Founded on its earlier installation, “Read For Us”’ The Readers Project presents the work of a software entity that generates digital video montage, with visual content sourced through live image search. The Montage Reader – developed initially for English – analyses its text and first establishes a overall visual grammar based on closed-class words that underlie linguistic structure. The reader then searches for images corresponding to phrases  – ‘longest common phrases’ whenever possible – finally composing a sequence of images that corresponds with the written language of the text both structurally and also semantically – at least in so far as contemporary image search proposes a correspondence that is meaningful for the human user-readers of network services and their aggregation of crowdsourced indexing. Texts read by the Montage Reader may include parts of Adam Smith’s An Inquiry into the Nature and Causes of the Wealth of Nations (1776), and Some Thing We Are, a short story by Daniel C. Howe.

  • John Cayley makes language art using programmable media.
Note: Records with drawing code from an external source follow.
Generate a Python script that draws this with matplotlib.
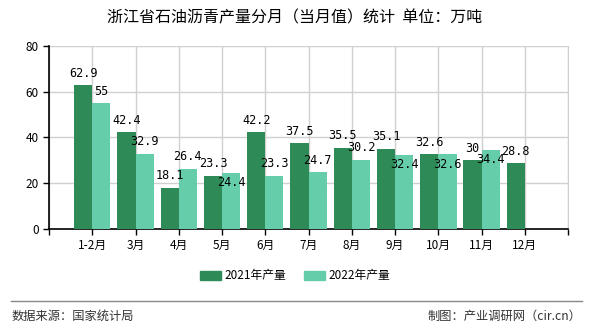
import numpy as np
import matplotlib
matplotlib.use("Agg")
import matplotlib.pyplot as plt
from matplotlib.lines import Line2D
from matplotlib.patches import Patch

plt.rcParams['font.family'] = ['Noto Sans CJK SC', 'DejaVu Sans']

# ============ DATA ============
months = ['1-2月', '3月', '4月', '5月', '6月', '7月', '8月', '9月', '10月', '11月', '12月']
prod_2021 = [62.9, 42.4, 18.1, 23.3, 42.2, 37.5, 35.5, 35.1, 32.6, 30, 28.8]
prod_2022 = [55, 32.9, 26.4, 24.4, 23.3, 24.7, 30.2, 32.4, 32.6, 34.4, None]
series_names = ['2021年产量', '2022年产量']

# label placement for 2022 series: +1 above the bar top, -1 below it
label_side_2022 = [1, 1, 1, -1, 1, 1, 1, -1, -1, -1, 1]

C21 = '#2E8B57'
C22 = '#66CDAA'

# ============ PLOT ============
fig = plt.figure(figsize=(5.9, 3.3), dpi=100)
ax = fig.add_axes([0.083, 0.306, 0.880, 0.555])

x = np.arange(len(months))
w = 0.42
v21 = np.array(prod_2021, dtype=float)
v22 = np.array([np.nan if v is None else v for v in prod_2022], dtype=float)

ax.bar(x - w / 2, v21, width=w, color=C21, zorder=3)
ax.bar(x + w / 2, np.nan_to_num(v22), width=w, color=C22, zorder=3)

lbl = dict(fontsize=8.5, family=['DejaVu Sans Mono'], ha='center', va='center', zorder=5)
for i, v in enumerate(v21):
    ax.text(x[i] - w / 2, v + 5.2, f'{v:g}', **lbl)
for i, v in enumerate(v22):
    if np.isnan(v):
        continue
    off = 5.2 if label_side_2022[i] > 0 else -4.2
    ax.text(x[i] + w / 2, v + off, f'{v:g}', **lbl)

ax.set_xlim(-1, 11)
ax.set_ylim(0, 80)
ax.set_yticks([0, 20, 40, 60, 80])
ax.set_xticks(np.arange(-1, 12))
ax.set_xticklabels([''] + months + [''])
ax.tick_params(axis='both', labelsize=8.5, length=4, width=1, color='black')
ax.grid(True, color='#d0d0d0', linewidth=1, zorder=0)
ax.spines['top'].set_visible(False)
ax.spines['right'].set_color('#d0d0d0')
for s in ['left', 'bottom']:
    ax.spines[s].set_linewidth(1.2)

fig.text(0.5, 0.945, '浙江省石油沥青产量分月（当月值）统计  单位：万吨',
         ha='center', va='center', fontsize=11.5)

handles = [Patch(color=C21), Patch(color=C22)]
fig.legend(handles, series_names, loc='center', bbox_to_anchor=(0.5, 0.164),
           ncol=2, frameon=False, fontsize=8.5, handlelength=1.8,
           handleheight=0.8, columnspacing=1.5, handletextpad=0.3)

fig.add_artist(Line2D([0.018, 0.986], [0.087, 0.087], transform=fig.transFigure,
                      color='#888888', linewidth=1))
fig.text(0.02, 0.042, '数据来源：国家统计局', ha='left', va='center', fontsize=8.8, color='#333333')
fig.text(0.986, 0.042, '制图：产业调研网（cir.cn）', ha='right', va='center', fontsize=8.8, color='#333333')

fig.savefig('out.png', dpi=100, facecolor='white')
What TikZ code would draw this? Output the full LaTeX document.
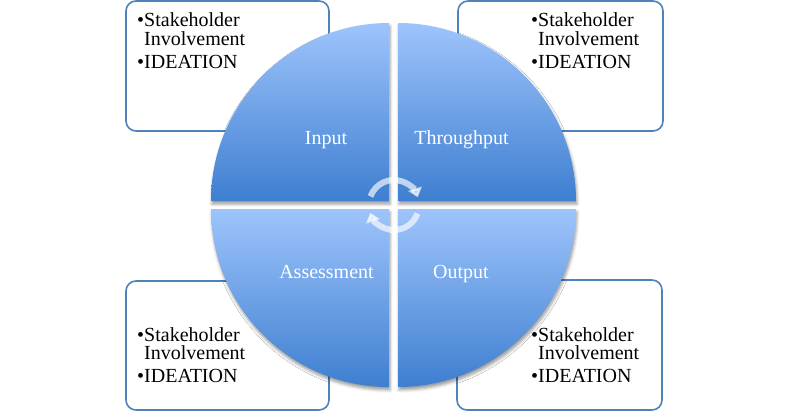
\documentclass[tikz,border=0pt]{standalone}
\usepackage{fontspec}
\setmainfont{Liberation Serif}
\usetikzlibrary{shadows.blur}
\usetikzlibrary{arrows.meta}
\definecolor{boxline}{HTML}{4F81BD}
\definecolor{quadtop}{HTML}{9EC4FC}
\definecolor{quadbottom}{HTML}{3E7FD0}

\begin{document}
\begin{tikzpicture}[x=1pt,y=-1pt,
note/.style = {draw=boxline, line width=1.6pt, rounded corners=10pt, fill=white, inner sep=0pt},
bullets/.style = {anchor=base west, inner sep=0pt, align=left, font=\fontsize{20}{18}\selectfont},
quad/.style = {top color=quadtop, bottom color=quadbottom, draw=none,
  blur shadow={shadow xshift=1pt, shadow yshift=-3pt, shadow blur radius=3pt, shadow opacity=40}},
quadlabel/.style = {anchor=base, inner sep=0pt, text=white, font=\fontsize{20}{20}\selectfont},
turnarrow/.style = {line width=6pt, draw=white, draw opacity=0.65, fill opacity=0.65,
  -{Triangle[width=14pt,length=9pt]}}
]
\useasboundingbox (0,0) rectangle (787,412);

% corner boxes
\node [note, minimum width=203pt, minimum height=130pt] (boxin) at (227.5,66) {};
\node [note, minimum width=205pt, minimum height=130pt] (boxthrough) at (560.5,66) {};
\node [note, minimum width=203pt, minimum height=129pt] (boxassess) at (227.5,345.5) {};
\node [note, minimum width=205pt, minimum height=130pt] (boxout) at (559.5,345) {};

% anchored at the baseline of the last line
\node [bullets] (txtin) at (137,68) {\textbullet Stakeholder\\\phantom{\textbullet}Involvement\\[5pt]\textbullet IDEATION};
\node [bullets] (txtthrough) at (531,68) {\textbullet Stakeholder\\\phantom{\textbullet}Involvement\\[5pt]\textbullet IDEATION};
\node [bullets] (txtassess) at (137,382) {\textbullet Stakeholder\\\phantom{\textbullet}Involvement\\[5pt]\textbullet IDEATION};
\node [bullets] (txtout) at (531,382) {\textbullet Stakeholder\\\phantom{\textbullet}Involvement\\[5pt]\textbullet IDEATION};

% quarter discs
\path [quad] (389,201) -- (211,201) arc[start angle=180, end angle=270, radius=178] -- cycle;
\path [quad] (398,201) -- (398,23) arc[start angle=270, end angle=360, radius=178] -- cycle;
\path [quad] (389,209) -- (389,387) arc[start angle=90, end angle=180, radius=178] -- cycle;
\path [quad] (398,209) -- (576,209) arc[start angle=0, end angle=90, radius=178] -- cycle;

\coordinate (hub) at (394,205);
\draw [turnarrow] (hub) ++(200:25) arc[start angle=200, end angle=342, radius=25];
\draw [turnarrow] (hub) ++(20:25) arc[start angle=20, end angle=162, radius=25];

\node [quadlabel] (input) at (326,144) {Input};
\node [quadlabel] (throughput) at (461.5,144) {Throughput};
\node [quadlabel] (assessment) at (326.5,278.5) {Assessment};
\node [quadlabel] (output) at (461,278.5) {Output};

\end{tikzpicture}
\end{document}
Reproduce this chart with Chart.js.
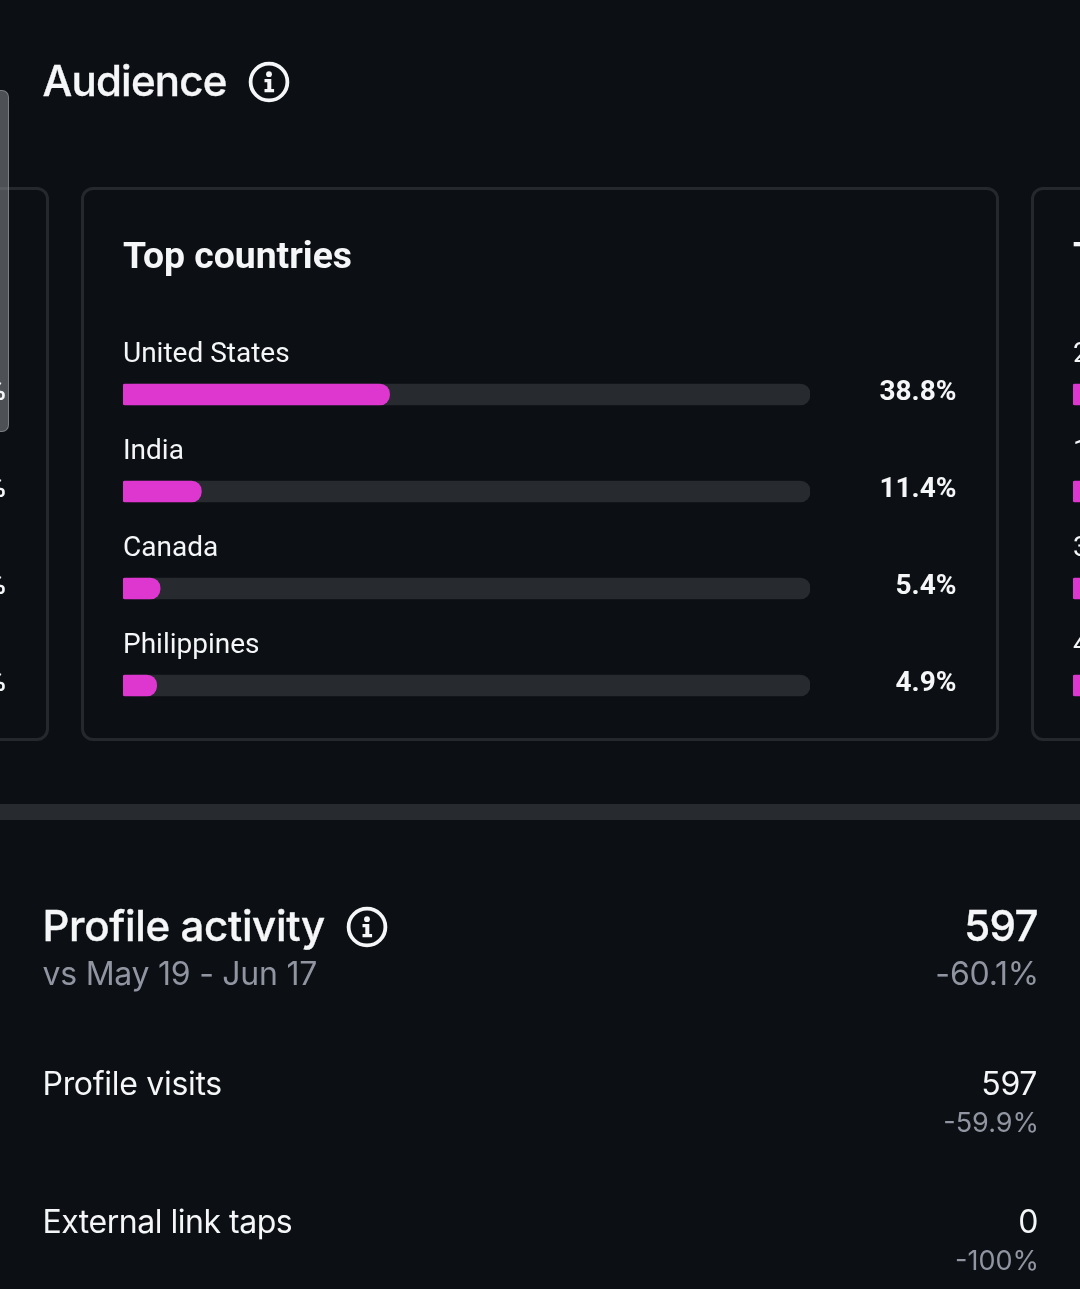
<!DOCTYPE html>
<html>
<head>
<meta charset="utf-8">
<script src="https://cdn.jsdelivr.net/npm/chart.js@4"></script>
<style>
  html, body { margin: 0; padding: 0; background: #0c0f14; }
  #page { position: relative; width: 1080px; height: 1289px; overflow: hidden; background: #0c0f14; font-family: Inter, sans-serif; color: #f5f6f7; }
  #page > * { position: absolute; }
  .t { white-space: nowrap; line-height: 1; }
  .r { right: 42px; text-align: right; }
  .head { font-size: 42px; font-weight: 500; -webkit-text-stroke: 0.35px #f5f6f7; }
  .body { font-size: 32px; }
  .grey { color: #9095a1; }
  .card { top: 186.5px; height: 548px; border: 3px solid #25282d; border-radius: 12px; box-sizing: content-box; }
  canvas { position: absolute; top: 0; }
</style>
</head>
<body>
<div id="page">
  <div class="card" style="left:-60px;width:103px"></div>
  <div class="card" style="left:81px;width:911.5px"></div>
  <div class="card" style="left:1031px;width:300px"></div>

  <div style="left:0;top:90px;width:9px;height:342px;box-sizing:border-box;background:rgba(128,132,136,.56);border:1px solid rgba(170,174,178,.5);border-left:0;border-radius:0 7px 7px 0"></div>

  <canvas id="mainChart" width="1080" height="1289" style="left:0"></canvas>
  <canvas id="nextChart" width="300" height="1289" style="left:1073px"></canvas>

  <div class="t head" style="left:42.5px;top:59.5px;letter-spacing:-0.8px">Audience</div>
  <svg style="left:248px;top:60.5px" width="42" height="42" viewBox="0 0 42 42"><circle cx="21" cy="21" r="18.4" fill="none" stroke="#f5f6f7" stroke-width="3.8"/><circle cx="21" cy="13.2" r="2.9" fill="#f5f6f7"/><path d="M16.5 18h6.8v10h2.8v3.2h-9.6V28h2.8v-6.8h-2.8z" fill="#f5f6f7"/></svg>

  <div class="t" style="left:123px;top:233px;font:700 37.3px Roboto">Top countries</div>
  <div class="t" style="left:1073px;top:233px;font:700 37.3px Roboto">T</div>

  <div style="left:0;top:804px;width:1080px;height:16px;background:#272a2f"></div>

  <div class="t head" style="left:42.5px;top:904.5px;letter-spacing:-0.35px">Profile activity</div>
  <svg style="left:346px;top:905.5px" width="42" height="42" viewBox="0 0 42 42"><circle cx="21" cy="21" r="18.4" fill="none" stroke="#f5f6f7" stroke-width="3.8"/><circle cx="21" cy="13.2" r="2.9" fill="#f5f6f7"/><path d="M16.5 18h6.8v10h2.8v3.2h-9.6V28h2.8v-6.8h-2.8z" fill="#f5f6f7"/></svg>
  <div class="t grey" style="left:42.5px;top:958px;font-size:32px;letter-spacing:-0.25px">vs May 19 - Jun 17</div>
  <div class="t r head" style="top:905px;letter-spacing:-0.6px">597</div>
  <div class="t r grey" style="top:958px;right:41px;font-size:32px;letter-spacing:-0.2px">-60.1%</div>

  <div class="t body" style="left:42.5px;top:1068px;letter-spacing:-0.3px">Profile visits</div>
  <div class="t r body" style="top:1068px;right:43px;letter-spacing:-0.38px">597</div>
  <div class="t r grey" style="top:1109px;right:41px;font-size:27px">-59.9%</div>

  <div class="t body" style="left:42.5px;top:1206px;letter-spacing:-0.48px">External link taps</div>
  <div class="t r body" style="top:1206px;letter-spacing:-0.38px">0</div>
  <div class="t r grey" style="top:1247px;right:41px;font-size:27px">-100%</div>
</div>

<script>
// Top countries card
const countries = ["United States", "India", "Canada", "Philippines"];
const countryShare = [38.8, 11.4, 5.4, 4.9];
const countryLabels = ["38.8%", "11.4%", "5.4%", "4.9%"];
const track = [100, 100, 100, 100];

// neighbours, only a sliver of each shows: values are a guess
const nextCategories = ["25-34", "18-24", "35-44", "45-54"];
const nextShare = [35, 30, 15, 10];
const prevLabels = ["%", "%", "%", "%"];

const PINK = "#dd37cf";
const TRACK = "#272a2f";
const WHITE = "#f5f6f7";

// labels above the bars and percentages on the right
const rowText = {
  id: "rowText",
  afterDraw(chart, args, opts) {
    const { ctx, scales: { x, y } } = chart;
    ctx.save();
    ctx.textBaseline = "alphabetic";
    chart.data.labels.forEach((name, i) => {
      const cy = y.getPixelForValue(i);
      ctx.fillStyle = WHITE;
      ctx.textAlign = "left";
      ctx.font = "400 28px Roboto";
      ctx.fillText(name, x.left, cy - 33);
      if (opts.values) {
        ctx.textAlign = "right";
        ctx.font = "700 28px Roboto";
        ctx.fillText(opts.values[i], 956.5, cy + 5);
        ctx.fillText(prevLabels[i], 6, cy + 5);
      }
    });
    ctx.restore();
  }
};

function barCard(id, labels, values, left, right, valueLabels) {
  return new Chart(document.getElementById(id), {
    type: "bar",
    plugins: [rowText],
    data: {
      labels: labels,
      datasets: [
        {
          data: values,
          backgroundColor: PINK,
          borderSkipped: false,
          borderRadius: { topLeft: 2, bottomLeft: 2, topRight: 10, bottomRight: 10 },
          barThickness: 21,
          order: 1
        },
        {
          data: track,
          backgroundColor: TRACK,
          borderSkipped: false,
          borderRadius: 10,
          barThickness: 21,
          order: 2
        }
      ]
    },
    options: {
      indexAxis: "y",
      responsive: false,
      animation: false,
      devicePixelRatio: 1,
      layout: { padding: { left: left, right: right, top: 346, bottom: 555 } },
      datasets: { bar: { grouped: false } },
      scales: {
        x: { display: false, min: 0, max: 100 },
        y: { display: false }
      },
      plugins: {
        legend: { display: false },
        tooltip: { enabled: false },
        rowText: { values: valueLabels }
      }
    }
  });
}

barCard("mainChart", countries, countryShare, 123, 270, countryLabels);
barCard("nextChart", nextCategories, nextShare, 0, 0, null);
</script>
</body>
</html>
Recent work has explored aestheticized vectors of reading and ‘writing to be found’ within and against the services of Big Software. In future work he aims to write for a readership that is as much aural as visual. Cayley is a professor of Literary Arts at Brown University, USA.
  • Daniel C. Howe is an artist, writer, and critical technologist, whose work focuses on networked systems for text and sound, and on the social and political implications of computational technologies. He resides in New York, USA, and Hong Kong, where he teaches at the School of Creative Media.